For no other reason than that I was so angry at the moment that I knew I would not be able to get through that class without standing up and screaming my throat out at the person next to me. But that person doesn't read this blog. He doesn't care about me in the slightest. I might annoy him. I'm not sure. I can't figure him out, but I know he doesn't give a s*** about me. That I know for sure, and I wish he would quit toying with me and just go away.
You know how sometimes you wish you could just erase a person from your memory? My life would be so much better if he had never been in it. Or if everything had ended over the summer and he'd gone away after that. He's twisting my brain around in directions I thought I had decided not to go.

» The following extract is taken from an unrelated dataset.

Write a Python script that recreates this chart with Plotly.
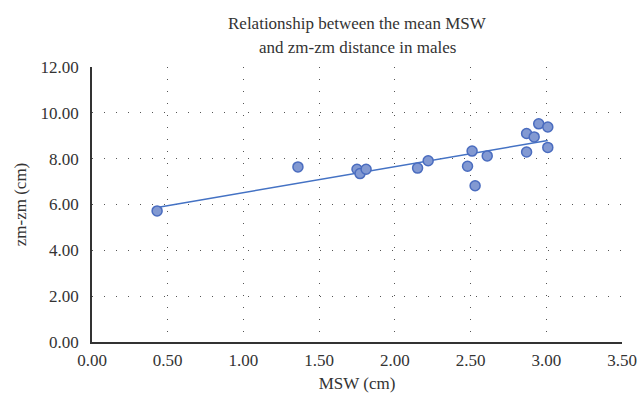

Yes, my codependency is getting worse.
I don't like it.
I'm supposed to be better.
So why does he have to go and make me feel like dirt all the time?!

I'M NOT DIRT, I'M NOT DIRT, I'M NOT DIRT.

And I don't belong to him. He doesn't even want me. He probably hates me. I don't know why I CAN'T STAND the fact that he doesn't like me. Why doesn't he like me? What's wrong with me? Am I not attractive? Why?

WHAT IS WRONG WITH ME? There must be something wrong with me.